■ **Objective**
Restate each line of the listing exactly, without carrying over any pictures.

■ **Data excerpt**
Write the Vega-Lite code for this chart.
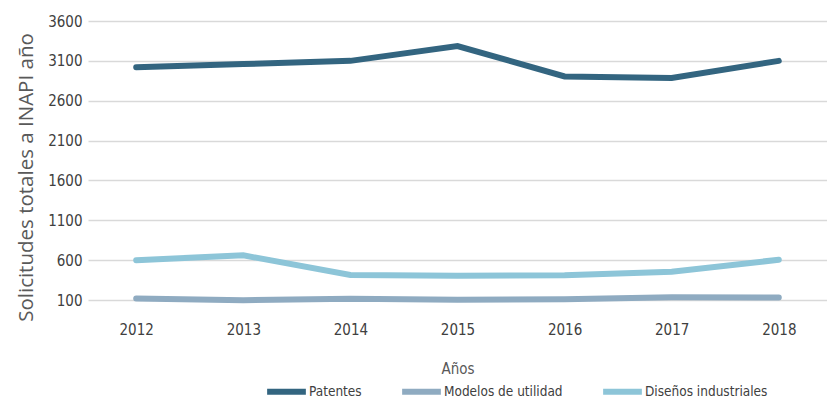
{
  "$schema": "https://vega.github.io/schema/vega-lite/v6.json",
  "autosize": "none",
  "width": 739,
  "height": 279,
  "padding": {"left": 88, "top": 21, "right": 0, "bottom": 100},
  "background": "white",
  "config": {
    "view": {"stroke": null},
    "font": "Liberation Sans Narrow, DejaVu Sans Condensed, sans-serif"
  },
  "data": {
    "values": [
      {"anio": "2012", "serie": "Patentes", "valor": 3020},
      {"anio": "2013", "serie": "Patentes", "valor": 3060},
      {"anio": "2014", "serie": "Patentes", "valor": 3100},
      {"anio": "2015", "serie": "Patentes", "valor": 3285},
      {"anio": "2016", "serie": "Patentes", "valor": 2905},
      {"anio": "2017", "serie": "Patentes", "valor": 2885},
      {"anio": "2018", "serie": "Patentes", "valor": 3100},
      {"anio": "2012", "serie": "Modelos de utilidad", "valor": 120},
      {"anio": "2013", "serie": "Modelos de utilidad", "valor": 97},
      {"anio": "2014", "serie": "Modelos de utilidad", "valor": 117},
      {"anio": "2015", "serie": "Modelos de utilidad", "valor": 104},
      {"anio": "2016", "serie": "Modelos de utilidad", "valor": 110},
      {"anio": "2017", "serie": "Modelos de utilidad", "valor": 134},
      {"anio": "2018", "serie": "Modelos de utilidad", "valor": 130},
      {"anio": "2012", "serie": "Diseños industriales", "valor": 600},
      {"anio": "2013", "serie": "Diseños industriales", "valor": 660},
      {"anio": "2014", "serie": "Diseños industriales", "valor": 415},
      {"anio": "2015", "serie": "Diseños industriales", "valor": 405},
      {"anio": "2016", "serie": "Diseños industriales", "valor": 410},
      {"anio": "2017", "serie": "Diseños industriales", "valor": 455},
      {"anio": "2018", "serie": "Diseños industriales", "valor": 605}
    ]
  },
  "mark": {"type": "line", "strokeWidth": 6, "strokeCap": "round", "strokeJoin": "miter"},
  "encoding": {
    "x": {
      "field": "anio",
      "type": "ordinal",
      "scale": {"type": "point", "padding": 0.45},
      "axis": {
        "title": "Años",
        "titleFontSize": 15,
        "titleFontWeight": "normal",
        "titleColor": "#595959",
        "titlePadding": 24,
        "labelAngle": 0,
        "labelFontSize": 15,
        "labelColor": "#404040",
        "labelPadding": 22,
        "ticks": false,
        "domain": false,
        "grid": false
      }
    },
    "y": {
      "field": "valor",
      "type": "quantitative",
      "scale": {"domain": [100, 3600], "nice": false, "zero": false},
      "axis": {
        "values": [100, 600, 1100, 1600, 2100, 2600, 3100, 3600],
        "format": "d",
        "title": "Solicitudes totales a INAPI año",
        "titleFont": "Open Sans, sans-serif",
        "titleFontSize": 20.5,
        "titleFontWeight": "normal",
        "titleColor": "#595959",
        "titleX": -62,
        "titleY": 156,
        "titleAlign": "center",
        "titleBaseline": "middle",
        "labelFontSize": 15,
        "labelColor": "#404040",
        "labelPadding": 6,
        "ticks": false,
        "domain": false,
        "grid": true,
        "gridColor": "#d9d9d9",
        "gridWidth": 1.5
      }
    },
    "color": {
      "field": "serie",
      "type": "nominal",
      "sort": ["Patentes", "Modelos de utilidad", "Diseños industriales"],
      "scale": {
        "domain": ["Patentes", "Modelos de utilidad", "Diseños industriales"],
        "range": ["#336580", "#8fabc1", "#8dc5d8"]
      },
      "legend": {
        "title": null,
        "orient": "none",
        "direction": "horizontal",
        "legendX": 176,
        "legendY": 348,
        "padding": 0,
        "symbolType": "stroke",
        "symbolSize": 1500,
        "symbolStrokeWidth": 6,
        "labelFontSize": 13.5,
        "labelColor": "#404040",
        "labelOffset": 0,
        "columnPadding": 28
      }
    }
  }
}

■ **Answer**
Write the Vega-Lite code for this chart.
{
  "$schema": "https://vega.github.io/schema/vega-lite/v6.json",
  "autosize": "none",
  "width": 739,
  "height": 279,
  "padding": {"left": 88, "top": 21, "right": 0, "bottom": 100},
  "background": "white",
  "config": {
    "view": {"stroke": null},
    "font": "Liberation Sans Narrow, DejaVu Sans Condensed, sans-serif"
  },
  "data": {
    "values": [
      {"anio": "2012", "serie": "Patentes", "valor": 3020},
      {"anio": "2013", "serie": "Patentes", "valor": 3060},
      {"anio": "2014", "serie": "Patentes", "valor": 3100},
      {"anio": "2015", "serie": "Patentes", "valor": 3285},
      {"anio": "2016", "serie": "Patentes", "valor": 2905},
      {"anio": "2017", "serie": "Patentes", "valor": 2885},
      {"anio": "2018", "serie": "Patentes", "valor": 3100},
      {"anio": "2012", "serie": "Modelos de utilidad", "valor": 120},
      {"anio": "2013", "serie": "Modelos de utilidad", "valor": 97},
      {"anio": "2014", "serie": "Modelos de utilidad", "valor": 117},
      {"anio": "2015", "serie": "Modelos de utilidad", "valor": 104},
      {"anio": "2016", "serie": "Modelos de utilidad", "valor": 110},
      {"anio": "2017", "serie": "Modelos de utilidad", "valor": 134},
      {"anio": "2018", "serie": "Modelos de utilidad", "valor": 130},
      {"anio": "2012", "serie": "Diseños industriales", "valor": 600},
      {"anio": "2013", "serie": "Diseños industriales", "valor": 660},
      {"anio": "2014", "serie": "Diseños industriales", "valor": 415},
      {"anio": "2015", "serie": "Diseños industriales", "valor": 405},
      {"anio": "2016", "serie": "Diseños industriales", "valor": 410},
      {"anio": "2017", "serie": "Diseños industriales", "valor": 455},
      {"anio": "2018", "serie": "Diseños industriales", "valor": 605}
    ]
  },
  "mark": {"type": "line", "strokeWidth": 6, "strokeCap": "round", "strokeJoin": "miter"},
  "encoding": {
    "x": {
      "field": "anio",
      "type": "ordinal",
      "scale": {"type": "point", "padding": 0.45},
      "axis": {
        "title": "Años",
        "titleFontSize": 15,
        "titleFontWeight": "normal",
        "titleColor": "#595959",
        "titlePadding": 24,
        "labelAngle": 0,
        "labelFontSize": 15,
        "labelColor": "#404040",
        "labelPadding": 22,
        "ticks": false,
        "domain": false,
        "grid": false
      }
    },
    "y": {
      "field": "valor",
      "type": "quantitative",
      "scale": {"domain": [100, 3600], "nice": false, "zero": false},
      "axis": {
        "values": [100, 600, 1100, 1600, 2100, 2600, 3100, 3600],
        "format": "d",
        "title": "Solicitudes totales a INAPI año",
        "titleFont": "Open Sans, sans-serif",
        "titleFontSize": 20.5,
        "titleFontWeight": "normal",
        "titleColor": "#595959",
        "titleX": -62,
        "titleY": 156,
        "titleAlign": "center",
        "titleBaseline": "middle",
        "labelFontSize": 15,
        "labelColor": "#404040",
        "labelPadding": 6,
        "ticks": false,
        "domain": false,
        "grid": true,
        "gridColor": "#d9d9d9",
        "gridWidth": 1.5
      }
    },
    "color": {
      "field": "serie",
      "type": "nominal",
      "sort": ["Patentes", "Modelos de utilidad", "Diseños industriales"],
      "scale": {
        "domain": ["Patentes", "Modelos de utilidad", "Diseños industriales"],
        "range": ["#336580", "#8fabc1", "#8dc5d8"]
      },
      "legend": {
        "title": null,
        "orient": "none",
        "direction": "horizontal",
        "legendX": 176,
        "legendY": 348,
        "padding": 0,
        "symbolType": "stroke",
        "symbolSize": 1500,
        "symbolStrokeWidth": 6,
        "labelFontSize": 13.5,
        "labelColor": "#404040",
        "labelOffset": 0,
        "columnPadding": 28
      }
    }
  }
}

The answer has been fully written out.